Non fa notizia, almeno non sulle prime pagine dei giornali e in apertura dei Tg, la vicenda di una madre di Perugia, Lena Dodaj, che si è incatenata ad una fontana per chiedere giustizia. Suo figlio Maringleno Dodaj, è morto all'età di 25 anni, il 18 novembre del 2011, dopo essere precipitato dal tetto di una ditta di Narni Scalo.
Come ha riferito l'Ansa Lena ha lanciato un "appello a tutta la stampa nazionale perché voi siete la voce dei cittadini. Siamo vittime della magistratura" c'è scritto sullo striscione.
“Chiedo che il Ministero intervenga sulla vicenda raccapricciante di mio figlio. La magistratura ha sempre ignorato l’omicidio di mio figlio e i nostri appelli. Mio figlio è stato ucciso disteso sul pavimento nudo, umiliato vivo e da morto. Una scena dell’orrore”, ha denunciato ancora la donna.
Nessuno ha ascoltato la voce di Lena, né un politico, né un sindacalista sempre pronti al tweet compulsivo quando si tratta di argomenti inutili.

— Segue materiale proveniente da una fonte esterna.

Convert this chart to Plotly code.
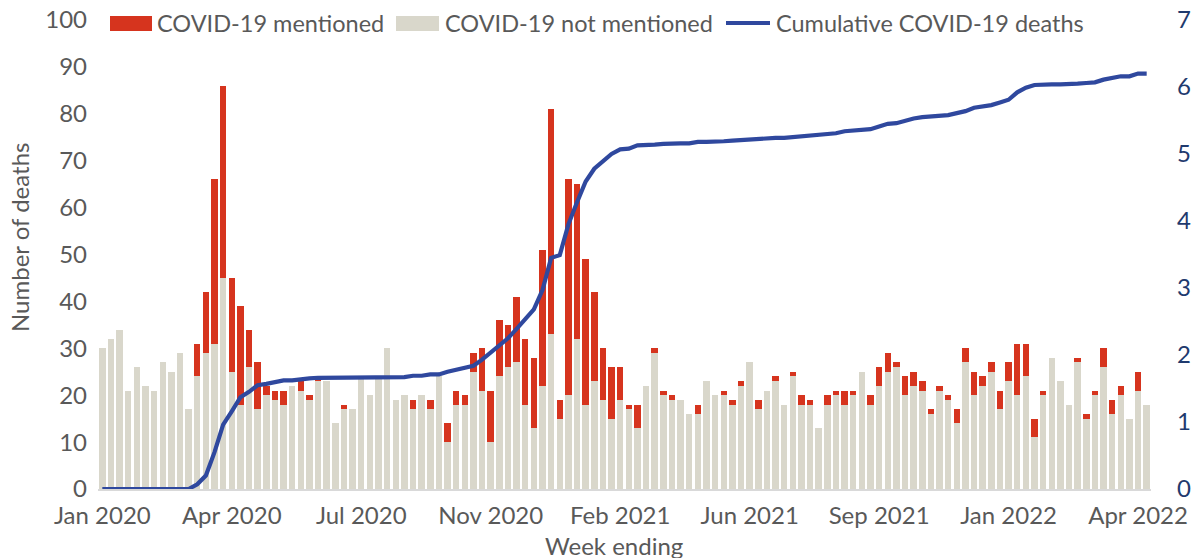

Questo silenzio è solo la riprova dell'ipocrisia e della complicità di politici, sindacati e istituzioni con il padronato, tante parole per non cambiare nulla. Nessuna legge, nessuna tutela, bisogna riportare l'economia ai tempi pre Covid-19, arriveranno i soldi del PNRR, non si possono disturbare i manovratori, i lavoratori continuino pure a morire. Giustizia non c'è. Come ha detto un mese fa il direttore generale dell’Ispettorato nazionale del lavoro, Bruno Giordano, rispetto ai 15 000 morti sul lavoro dal 2006 ad oggi, “avremmo dovuto avere 15mila sentenze, perché ne abbiamo solo alcune centinaia? E’ necessario un coordinamento investigativo. Le vittime hanno necessità di avere la stessa giustizia”.
Chi la coglierà questa necessità?
Finché non ci sarà una forza politica che rifiuti in toto le politiche liberiste e metto al centro i problemi di natura sociale ed economica, si continuerà a morire per il profitto ed a ricorrere a proteste estreme che, salvo l'enfasi del momento, non cambieranno nulla.